** Start Supplied entries **

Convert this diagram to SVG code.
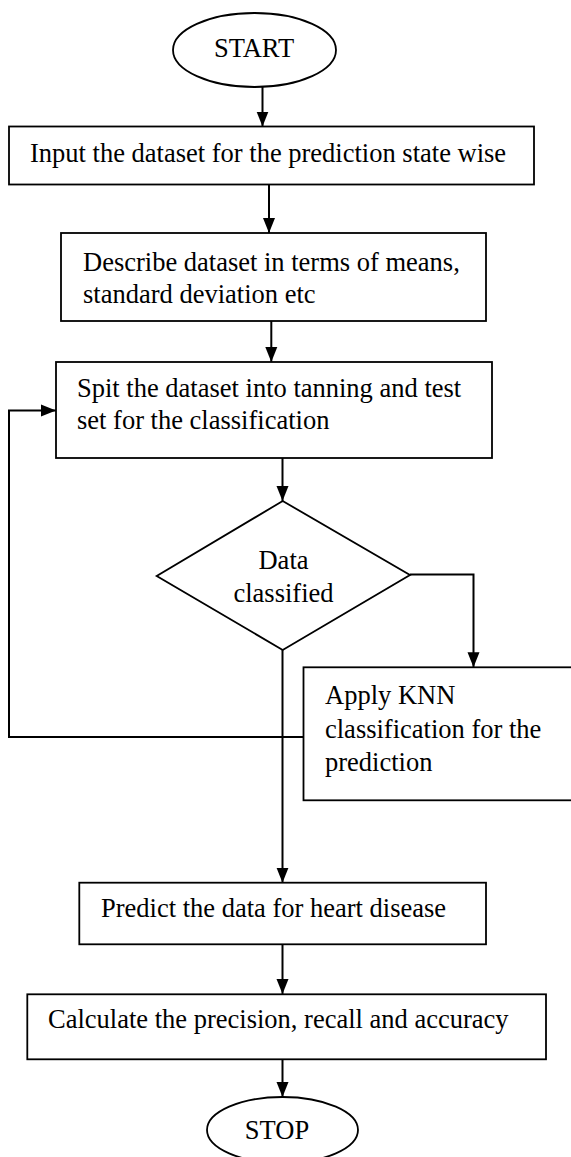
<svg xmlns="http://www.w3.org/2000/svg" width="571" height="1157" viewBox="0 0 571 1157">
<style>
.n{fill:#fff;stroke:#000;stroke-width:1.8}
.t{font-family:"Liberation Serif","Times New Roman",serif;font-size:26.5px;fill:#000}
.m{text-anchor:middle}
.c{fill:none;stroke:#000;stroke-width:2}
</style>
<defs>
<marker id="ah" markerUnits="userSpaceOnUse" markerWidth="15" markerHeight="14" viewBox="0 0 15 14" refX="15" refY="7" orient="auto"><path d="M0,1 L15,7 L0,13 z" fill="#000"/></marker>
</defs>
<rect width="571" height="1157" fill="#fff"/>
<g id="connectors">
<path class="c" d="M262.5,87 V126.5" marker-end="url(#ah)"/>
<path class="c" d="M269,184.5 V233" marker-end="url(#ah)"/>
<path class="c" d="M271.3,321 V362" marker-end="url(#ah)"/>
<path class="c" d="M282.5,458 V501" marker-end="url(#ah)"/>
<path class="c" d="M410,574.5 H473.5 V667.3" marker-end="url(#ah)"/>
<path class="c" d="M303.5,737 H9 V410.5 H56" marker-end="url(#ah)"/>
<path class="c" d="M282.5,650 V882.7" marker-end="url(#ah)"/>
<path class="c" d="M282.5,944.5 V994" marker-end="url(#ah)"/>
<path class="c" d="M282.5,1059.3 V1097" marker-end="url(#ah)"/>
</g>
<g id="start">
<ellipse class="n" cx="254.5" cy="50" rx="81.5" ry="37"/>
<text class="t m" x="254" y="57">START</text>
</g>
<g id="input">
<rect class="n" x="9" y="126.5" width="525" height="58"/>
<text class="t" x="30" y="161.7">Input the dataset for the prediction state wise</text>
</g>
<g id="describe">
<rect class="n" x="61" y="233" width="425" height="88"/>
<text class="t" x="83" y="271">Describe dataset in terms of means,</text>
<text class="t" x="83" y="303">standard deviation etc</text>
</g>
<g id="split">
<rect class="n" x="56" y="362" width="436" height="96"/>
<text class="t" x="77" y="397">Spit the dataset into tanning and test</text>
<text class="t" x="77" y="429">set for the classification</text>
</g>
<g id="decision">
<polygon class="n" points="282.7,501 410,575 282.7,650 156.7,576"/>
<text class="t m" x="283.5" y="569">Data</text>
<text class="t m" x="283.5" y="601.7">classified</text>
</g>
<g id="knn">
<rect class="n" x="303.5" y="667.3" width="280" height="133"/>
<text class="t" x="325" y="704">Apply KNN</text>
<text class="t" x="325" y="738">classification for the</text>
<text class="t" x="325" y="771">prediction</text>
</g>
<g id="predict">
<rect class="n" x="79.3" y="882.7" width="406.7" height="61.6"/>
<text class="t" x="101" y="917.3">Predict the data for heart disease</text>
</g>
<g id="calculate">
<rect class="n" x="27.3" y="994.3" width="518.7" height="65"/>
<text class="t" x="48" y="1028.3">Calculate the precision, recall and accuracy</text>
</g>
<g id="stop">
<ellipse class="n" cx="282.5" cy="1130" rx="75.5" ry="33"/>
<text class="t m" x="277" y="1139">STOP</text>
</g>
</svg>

** End Supplied entries **
** Start Supplied entries **

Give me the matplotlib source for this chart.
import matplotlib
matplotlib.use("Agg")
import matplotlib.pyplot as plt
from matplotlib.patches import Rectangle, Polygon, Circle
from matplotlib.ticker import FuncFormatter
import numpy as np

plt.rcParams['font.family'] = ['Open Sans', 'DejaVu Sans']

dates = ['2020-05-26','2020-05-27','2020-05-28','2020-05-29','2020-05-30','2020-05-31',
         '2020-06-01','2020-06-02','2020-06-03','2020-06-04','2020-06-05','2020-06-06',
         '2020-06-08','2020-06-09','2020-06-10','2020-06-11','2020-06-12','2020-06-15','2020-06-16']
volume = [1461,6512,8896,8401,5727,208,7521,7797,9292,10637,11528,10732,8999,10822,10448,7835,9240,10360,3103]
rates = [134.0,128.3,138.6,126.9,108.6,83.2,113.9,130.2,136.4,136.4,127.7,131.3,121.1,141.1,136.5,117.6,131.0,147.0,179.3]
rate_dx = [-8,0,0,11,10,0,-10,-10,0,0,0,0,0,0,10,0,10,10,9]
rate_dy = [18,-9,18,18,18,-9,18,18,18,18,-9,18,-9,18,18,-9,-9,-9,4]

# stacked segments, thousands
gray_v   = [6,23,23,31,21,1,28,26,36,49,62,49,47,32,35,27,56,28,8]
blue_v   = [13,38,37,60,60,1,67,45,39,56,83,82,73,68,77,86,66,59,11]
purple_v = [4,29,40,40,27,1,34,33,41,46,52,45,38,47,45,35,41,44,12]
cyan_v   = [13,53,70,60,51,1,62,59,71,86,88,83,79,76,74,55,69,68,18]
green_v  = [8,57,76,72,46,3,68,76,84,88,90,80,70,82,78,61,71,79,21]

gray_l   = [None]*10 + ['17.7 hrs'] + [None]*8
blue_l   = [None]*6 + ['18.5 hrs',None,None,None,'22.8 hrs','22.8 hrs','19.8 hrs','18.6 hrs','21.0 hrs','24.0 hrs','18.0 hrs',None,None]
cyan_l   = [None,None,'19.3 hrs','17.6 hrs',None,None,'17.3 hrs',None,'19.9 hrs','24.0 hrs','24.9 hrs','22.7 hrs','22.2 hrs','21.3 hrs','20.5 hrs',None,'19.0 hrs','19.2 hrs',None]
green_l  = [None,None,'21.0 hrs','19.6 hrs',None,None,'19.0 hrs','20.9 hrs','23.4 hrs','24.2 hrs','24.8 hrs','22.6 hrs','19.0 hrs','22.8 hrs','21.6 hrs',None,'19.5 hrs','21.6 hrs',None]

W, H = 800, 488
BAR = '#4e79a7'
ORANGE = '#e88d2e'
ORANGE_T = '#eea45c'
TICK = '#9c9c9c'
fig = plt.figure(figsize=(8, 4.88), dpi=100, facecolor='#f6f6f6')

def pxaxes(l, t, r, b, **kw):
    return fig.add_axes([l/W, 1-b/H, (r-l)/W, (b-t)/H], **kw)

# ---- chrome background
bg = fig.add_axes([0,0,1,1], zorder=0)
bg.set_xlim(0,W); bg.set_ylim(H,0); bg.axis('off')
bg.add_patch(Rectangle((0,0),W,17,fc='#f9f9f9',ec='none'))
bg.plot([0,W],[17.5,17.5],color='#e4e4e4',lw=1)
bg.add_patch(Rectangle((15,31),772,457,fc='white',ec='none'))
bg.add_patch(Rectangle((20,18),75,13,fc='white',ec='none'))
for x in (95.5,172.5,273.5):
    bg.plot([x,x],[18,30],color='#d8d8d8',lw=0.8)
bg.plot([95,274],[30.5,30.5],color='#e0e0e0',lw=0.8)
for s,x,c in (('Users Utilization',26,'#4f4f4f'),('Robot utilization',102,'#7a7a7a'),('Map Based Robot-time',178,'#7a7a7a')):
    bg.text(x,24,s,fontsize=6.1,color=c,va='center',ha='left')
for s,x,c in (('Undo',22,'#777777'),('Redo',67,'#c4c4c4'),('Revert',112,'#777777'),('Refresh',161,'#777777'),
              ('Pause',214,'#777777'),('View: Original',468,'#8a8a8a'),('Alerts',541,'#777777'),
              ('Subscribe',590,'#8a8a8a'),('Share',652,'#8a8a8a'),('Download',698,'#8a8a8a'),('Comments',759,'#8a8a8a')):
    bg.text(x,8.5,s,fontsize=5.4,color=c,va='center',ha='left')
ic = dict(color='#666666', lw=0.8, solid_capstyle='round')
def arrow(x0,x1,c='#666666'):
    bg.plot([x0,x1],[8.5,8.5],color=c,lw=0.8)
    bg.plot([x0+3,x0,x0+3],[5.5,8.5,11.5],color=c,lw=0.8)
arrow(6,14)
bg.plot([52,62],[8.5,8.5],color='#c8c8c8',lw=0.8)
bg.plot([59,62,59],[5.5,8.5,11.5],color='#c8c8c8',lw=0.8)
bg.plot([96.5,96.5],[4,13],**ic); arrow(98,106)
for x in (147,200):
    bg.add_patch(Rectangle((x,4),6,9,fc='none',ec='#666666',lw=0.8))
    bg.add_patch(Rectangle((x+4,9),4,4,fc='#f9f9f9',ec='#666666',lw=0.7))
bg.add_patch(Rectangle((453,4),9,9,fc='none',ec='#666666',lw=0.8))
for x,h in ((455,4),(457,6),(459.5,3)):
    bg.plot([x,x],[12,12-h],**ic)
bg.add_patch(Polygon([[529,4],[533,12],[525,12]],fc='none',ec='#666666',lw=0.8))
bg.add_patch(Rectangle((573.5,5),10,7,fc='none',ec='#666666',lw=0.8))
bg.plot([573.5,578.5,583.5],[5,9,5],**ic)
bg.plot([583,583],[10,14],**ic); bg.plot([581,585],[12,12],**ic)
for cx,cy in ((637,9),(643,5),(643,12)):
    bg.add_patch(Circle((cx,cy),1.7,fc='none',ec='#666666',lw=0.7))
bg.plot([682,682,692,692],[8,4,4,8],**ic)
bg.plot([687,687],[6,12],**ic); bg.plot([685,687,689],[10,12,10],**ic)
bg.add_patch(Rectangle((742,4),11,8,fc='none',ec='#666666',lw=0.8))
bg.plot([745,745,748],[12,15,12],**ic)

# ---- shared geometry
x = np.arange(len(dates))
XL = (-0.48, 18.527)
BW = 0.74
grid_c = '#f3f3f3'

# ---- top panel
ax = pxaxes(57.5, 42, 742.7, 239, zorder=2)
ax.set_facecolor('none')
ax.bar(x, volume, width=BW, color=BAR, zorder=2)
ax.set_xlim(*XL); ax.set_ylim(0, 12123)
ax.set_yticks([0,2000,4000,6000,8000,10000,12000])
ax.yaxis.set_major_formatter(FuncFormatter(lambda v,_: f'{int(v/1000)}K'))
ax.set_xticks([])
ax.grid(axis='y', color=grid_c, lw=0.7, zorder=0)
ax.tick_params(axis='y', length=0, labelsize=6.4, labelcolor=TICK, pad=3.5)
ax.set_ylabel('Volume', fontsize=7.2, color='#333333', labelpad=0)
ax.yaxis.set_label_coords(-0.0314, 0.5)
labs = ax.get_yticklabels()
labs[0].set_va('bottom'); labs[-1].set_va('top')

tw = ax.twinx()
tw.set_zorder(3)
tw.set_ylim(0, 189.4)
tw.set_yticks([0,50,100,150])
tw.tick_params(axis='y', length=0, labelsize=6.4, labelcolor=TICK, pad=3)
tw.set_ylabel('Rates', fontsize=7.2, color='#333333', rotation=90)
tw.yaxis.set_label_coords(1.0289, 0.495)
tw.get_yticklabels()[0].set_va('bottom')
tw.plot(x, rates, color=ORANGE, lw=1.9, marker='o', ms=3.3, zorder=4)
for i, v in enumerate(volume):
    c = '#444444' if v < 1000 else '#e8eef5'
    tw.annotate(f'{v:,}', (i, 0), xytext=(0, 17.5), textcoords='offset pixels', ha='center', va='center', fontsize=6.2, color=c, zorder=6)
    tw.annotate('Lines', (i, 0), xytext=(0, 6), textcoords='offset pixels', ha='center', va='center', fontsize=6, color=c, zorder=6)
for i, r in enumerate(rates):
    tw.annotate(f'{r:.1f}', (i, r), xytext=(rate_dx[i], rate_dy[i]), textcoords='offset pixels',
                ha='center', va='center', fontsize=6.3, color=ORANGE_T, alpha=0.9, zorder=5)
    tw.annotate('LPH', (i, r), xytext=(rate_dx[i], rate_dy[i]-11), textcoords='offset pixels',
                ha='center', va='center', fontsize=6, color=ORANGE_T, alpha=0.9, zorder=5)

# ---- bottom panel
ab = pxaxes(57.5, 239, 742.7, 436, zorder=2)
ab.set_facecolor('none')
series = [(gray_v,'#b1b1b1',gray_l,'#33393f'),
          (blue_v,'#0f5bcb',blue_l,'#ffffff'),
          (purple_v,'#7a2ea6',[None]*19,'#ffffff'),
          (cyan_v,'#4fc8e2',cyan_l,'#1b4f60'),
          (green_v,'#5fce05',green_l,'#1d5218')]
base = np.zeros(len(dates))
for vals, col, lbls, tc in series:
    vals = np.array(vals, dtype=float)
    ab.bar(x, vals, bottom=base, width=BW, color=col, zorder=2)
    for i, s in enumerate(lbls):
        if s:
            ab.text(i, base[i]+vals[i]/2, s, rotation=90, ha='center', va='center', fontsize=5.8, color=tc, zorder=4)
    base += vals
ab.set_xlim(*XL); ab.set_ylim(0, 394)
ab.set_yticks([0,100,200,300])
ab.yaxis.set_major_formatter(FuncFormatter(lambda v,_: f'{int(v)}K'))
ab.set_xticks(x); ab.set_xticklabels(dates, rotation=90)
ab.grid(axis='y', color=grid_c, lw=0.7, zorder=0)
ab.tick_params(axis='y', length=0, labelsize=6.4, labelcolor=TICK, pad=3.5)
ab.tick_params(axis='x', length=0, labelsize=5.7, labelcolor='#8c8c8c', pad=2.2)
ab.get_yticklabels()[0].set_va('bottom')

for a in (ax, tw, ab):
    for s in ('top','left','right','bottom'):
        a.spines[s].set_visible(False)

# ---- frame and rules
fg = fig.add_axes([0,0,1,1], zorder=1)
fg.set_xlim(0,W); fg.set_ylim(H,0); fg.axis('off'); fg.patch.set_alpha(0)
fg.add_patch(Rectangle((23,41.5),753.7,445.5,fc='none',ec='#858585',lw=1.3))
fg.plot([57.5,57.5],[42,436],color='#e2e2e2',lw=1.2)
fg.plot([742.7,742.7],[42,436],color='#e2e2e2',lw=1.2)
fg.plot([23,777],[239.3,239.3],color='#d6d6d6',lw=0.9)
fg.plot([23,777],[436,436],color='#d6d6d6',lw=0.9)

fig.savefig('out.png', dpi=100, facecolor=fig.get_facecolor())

** End Supplied entries **

The task — Display every line of the listing that contains the string "matplotlib".

Solution to this exercise —
Give me the matplotlib source for this chart.
import matplotlib
matplotlib.use("Agg")
import matplotlib.pyplot as plt
from matplotlib.patches import Rectangle, Polygon, Circle
from matplotlib.ticker import FuncFormatter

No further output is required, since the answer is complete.